I saw the page regarding the off-campus programs (“A Snapshot of Colgate’s Off-Campus Study Programs,” winter 2022). I thought I could add a bit of history.
In 1967, I took advantage of the January studies program to spend six weeks in Vienna learning German and attending a lot of operas. I came back from that experience wanting to know whether I could get more of such opportunities by spending a junior year abroad in Germany. However, at the time, there was no study program in Germany as there is, thankfully, today.
I had to search for another opportunity through a consortia in the form of the Institute of European Studies in Chicago, through which I was able to make my dream of a junior year (1967–68) in Germany possible. It landed me in Freiburg in Breisgau. It was a helluva year — 1968 and all that — on both sides of the Atlantic, and it was a fascinating time to be looking at it from Germany.
Lo and behold, decades later, Freiburg is where the Colgate German program was founded and is today. Over the past years, I have occasionally been invited by the German department (Professor Claire Baldwin) to return to Colgate and meet with students. It always makes me feel good that I was able to lay a trail down for others to eventually follow as I wound up spending my entire career in various ways focused on Germany and German-American relations. In that connection, I was asked to contribute to the 50th anniversary program with a lecture on that subject.
So one could say that the Jan program was the catalyst, but I added the extra effort to find a way.

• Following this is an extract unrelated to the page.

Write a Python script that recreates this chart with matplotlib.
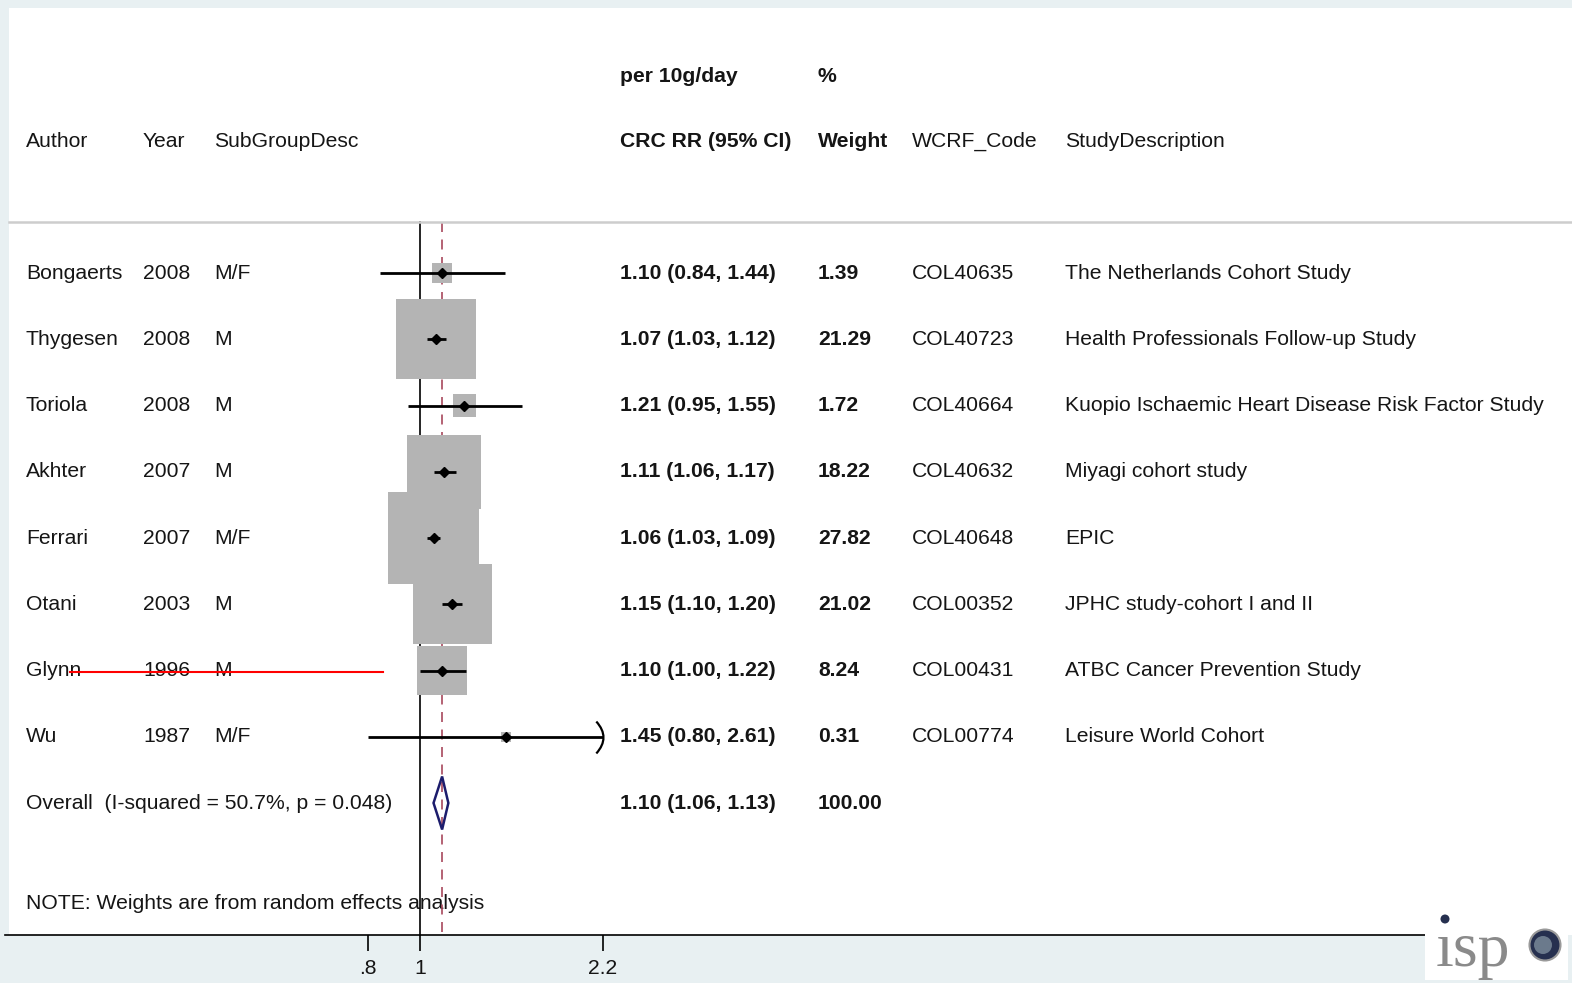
import matplotlib
matplotlib.use('Agg')
import matplotlib.pyplot as plt
import matplotlib.transforms as mtransforms
from matplotlib.patches import Rectangle, Circle
from matplotlib.path import Path
import numpy as np

# study data
authors = ['Bongaerts', 'Thygesen', 'Toriola', 'Akhter', 'Ferrari', 'Otani', 'Glynn', 'Wu']
years = ['2008', '2008', '2008', '2007', '2007', '2003', '1996', '1987']
subgroups = ['M/F', 'M', 'M', 'M', 'M/F', 'M', 'M', 'M/F']
rr = [1.10, 1.07, 1.21, 1.11, 1.06, 1.15, 1.10, 1.45]
ci_lo = [0.84, 1.03, 0.95, 1.06, 1.03, 1.10, 1.00, 0.80]
ci_hi = [1.44, 1.12, 1.55, 1.17, 1.09, 1.20, 1.22, 2.61]
weights = [1.39, 21.29, 1.72, 18.22, 27.82, 21.02, 8.24, 0.31]
codes = ['COL40635', 'COL40723', 'COL40664', 'COL40632', 'COL40648', 'COL00352', 'COL00431', 'COL00774']
descs = ['The Netherlands Cohort Study', 'Health Professionals Follow-up Study',
         'Kuopio Ischaemic Heart Disease Risk Factor Study', 'Miyagi cohort study',
         'EPIC', 'JPHC study-cohort I and II', 'ATBC Cancer Prevention Study',
         'Leisure World Cohort']

# pooled estimate
overall_rr, overall_lo, overall_hi = 1.10, 1.06, 1.13
overall_weight = 100.00
i_squared, p_het = 50.7, 0.048

ticks = [0.8, 1, 2.2]
tick_labels = ['.8', '1', '2.2']

W, H = 1572, 983
def fx(px):
    return px / W

plt.rcParams['font.family'] = ['Liberation Sans', 'DejaVu Sans']
FS = 15.2
TXT = '#151515'

fig = plt.figure(figsize=(W / 100, H / 100), dpi=100, facecolor='#e8f0f2')
# white panel
fig.add_artist(Rectangle((fx(9), (H - 935) / H), 1 - fx(9), (935 - 8) / H,
                         transform=fig.transFigure, facecolor='white', lw=0, zorder=-5))

ax = fig.add_axes([0, 0, 1, 1])
ax.set_xscale('log')
k = 232.0  # pixels per ln unit
ax.set_xlim(np.exp(-420 / k), np.exp((W - 420) / k))
ax.set_ylim((H - 273) / 66.25, -273 / 66.25)
ax.axis('off')
ax.patch.set_visible(False)

trans = mtransforms.blended_transform_factory(fig.transFigure, ax.transData)
n = len(authors)
ypos = np.arange(n)
y_sep = -0.77
y_axis = 9.99

# header
ax.text(fx(620), -2.97, 'per 10g/day', transform=trans, va='center', fontsize=FS, fontweight='bold', color=TXT)
ax.text(fx(818), -2.97, '%', transform=trans, va='center', fontsize=FS, fontweight='bold', color=TXT)
hdr = [(26, 'Author', 'normal'), (143, 'Year', 'normal'), (214, 'SubGroupDesc', 'normal'),
       (620, 'CRC RR (95% CI)', 'bold'), (818, 'Weight', 'bold'),
       (912, 'WCRF_Code', 'normal'), (1065, 'StudyDescription', 'normal')]
for x, s, fw in hdr:
    ax.text(fx(x), -1.99, s, transform=trans, va='center', fontsize=FS, fontweight=fw, color=TXT)
ax.plot([fx(9), 1], [y_sep, y_sep], transform=trans, color='#cdcdcd', lw=1.8)

# reference lines
ax.plot([1, 1], [y_sep, y_axis], color='black', lw=1.2, zorder=1)
ax.plot([overall_rr, overall_rr], [y_sep, y_axis], color='#a8485c', lw=1.2,
        ls=(0, (6, 4.5)), zorder=1)

# weight boxes, CIs, point estimates
ax.scatter(rr, ypos, s=np.array(weights) * 156, marker='s', color='#b4b4b4', lw=0, zorder=2)
x_max = max(ticks)
ax.hlines(ypos, ci_lo, np.minimum(ci_hi, x_max), color='black', lw=2.0, zorder=3)
ax.plot(rr, ypos, 'D', ms=5.5, color='black', zorder=4)
clipped = [i for i in range(n) if ci_hi[i] > x_max]
arrow = Path([(-0.45, 1), (0.45, 0), (-0.45, -1)], [Path.MOVETO, Path.CURVE3, Path.CURVE3])
ax.plot([x_max] * len(clipped), ypos[clipped], ls='none', marker=arrow, ms=23,
        mfc='none', mec='black', mew=1.6, zorder=4)

# overall diamond
ax.fill([overall_lo, overall_rr, overall_hi, overall_rr], [n, n - 0.4, n, n + 0.4],
        facecolor='none', edgecolor='#1c1c6c', lw=1.8, zorder=4)

# row texts
for i in range(n):
    y = ypos[i]
    ax.text(fx(26), y, authors[i], transform=trans, va='center', fontsize=FS, color=TXT)
    ax.text(fx(143), y, years[i], transform=trans, va='center', fontsize=FS, color=TXT)
    ax.text(fx(214), y, subgroups[i], transform=trans, va='center', fontsize=FS, color=TXT)
    ax.text(fx(620), y, f'{rr[i]:.2f} ({ci_lo[i]:.2f}, {ci_hi[i]:.2f})', transform=trans,
            va='center', fontsize=FS, fontweight='bold', color=TXT)
    ax.text(fx(818), y, f'{weights[i]:.2f}', transform=trans, va='center', fontsize=FS,
            fontweight='bold', color=TXT)
    ax.text(fx(912), y, codes[i], transform=trans, va='center', fontsize=FS, color=TXT)
    ax.text(fx(1065), y, descs[i], transform=trans, va='center', fontsize=FS, color=TXT)

ax.text(fx(26), n, f'Overall  (I-squared = {i_squared:.1f}%, p = {p_het:.3f})', transform=trans,
        va='center', fontsize=FS, color=TXT)
ax.text(fx(620), n, f'{overall_rr:.2f} ({overall_lo:.2f}, {overall_hi:.2f})', transform=trans,
        va='center', fontsize=FS, fontweight='bold', color=TXT)
ax.text(fx(818), n, f'{overall_weight:.2f}', transform=trans, va='center', fontsize=FS,
        fontweight='bold', color=TXT)

ax.text(fx(26), 9.51, 'NOTE: Weights are from random effects analysis', transform=trans,
        va='center', fontsize=FS, color=TXT, zorder=0)

# strike-through over Glynn
ax.plot([fx(70), fx(383)], [6.03, 6.03], transform=trans, color='red', lw=1.5, zorder=5)

# x axis
ax.plot([fx(5), fx(1425)], [y_axis, y_axis], transform=trans, color='black', lw=1.2)
ax.vlines(ticks, y_axis, 10.24, color='black', lw=1.2)
for t, lbl in zip(ticks, tick_labels):
    ax.text(t, 10.5, lbl, ha='center', va='center', fontsize=FS, color=TXT)

# isp logo (dotless i + navy dot)
fig.add_artist(Rectangle((fx(1425), (H - 980) / H), fx(1568) - fx(1425), 75 / H,
                         transform=fig.transFigure, facecolor='white', lw=0, zorder=6))
fig.text(fx(1436), (H - 966) / H, '\u0131sp', fontsize=46, color='#8a8a8a', zorder=7,
         family=['Liberation Serif', 'DejaVu Serif'])
inch = fig.dpi_scale_trans
fig.add_artist(Circle((15.45, (H - 945) / 100), 0.155, transform=inch,
                      facecolor='#26304f', edgecolor='#9a9a9a', lw=1.5, zorder=7))
fig.add_artist(Circle((15.43, (H - 945) / 100), 0.09, transform=inch,
                      facecolor='#6b7a8c', lw=0, zorder=8))
fig.add_artist(Circle((14.45, (H - 919) / 100), 0.045, transform=inch,
                      facecolor='#26304f', lw=0, zorder=8))

fig.savefig('out.png', dpi=100, facecolor=fig.get_facecolor())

Glad it is now easier and expanded so thoroughly.
Jackson Janes ’69
Supporting Film Students
Great to learn about Jeff’s [Sharp ’89] successes (“Seven Things We Like About Jeffrey Sharp,” winter 2022) and his ongoing contributions that strengthen the Colgate experience. Cheers to Jeff!
Andrew Balmuth ’89
An Admirable Scientist
This is just wonderful (“The Bookworm and the Parasite,” winter 2022)! John Jimah [’08], you have accomplished so much and yet I remember you as the most humble one! You are making all of us Colgate international students look good. Congrats!
Gergana Mouteva ’09
John Jimah, I am so glad to hear your hard work continues to pay off. You will make a difference in your field as a mentor and help change lives around the world.
Lisa Henty ’08
Fondness for Farmers
I found “Serving Others,” (autumn 2021) very interesting as my father and father’s family were dairy farmers. I grew up in Hamilton, and the Snyder Family owned and operated Elm View Farm (started in 1925), which was located at 92 Lebanon Street (unfortunately, it is no longer there, as it is now Five Trees development, and where once was the pasture land, it now has houses). When it was operational, my father and his father were in charge of the 60 head of cattle — feeding/ milking the cows — and my father’s two brothers were in charge of the milk room and peddling the milk around Hamilton, Lebanon, Earlville, and Morrisville. At that time, there were a lot of dairy farms around the Hamilton area. After the farm was sold in the 1970s, my father went to work as general foreman for the grounds at Colgate University — and yes, he would call in his ground crew at 5 a.m. (He was still on dairy farmer time!) for work. My father died Dec. 2, 1983, at the age of 70.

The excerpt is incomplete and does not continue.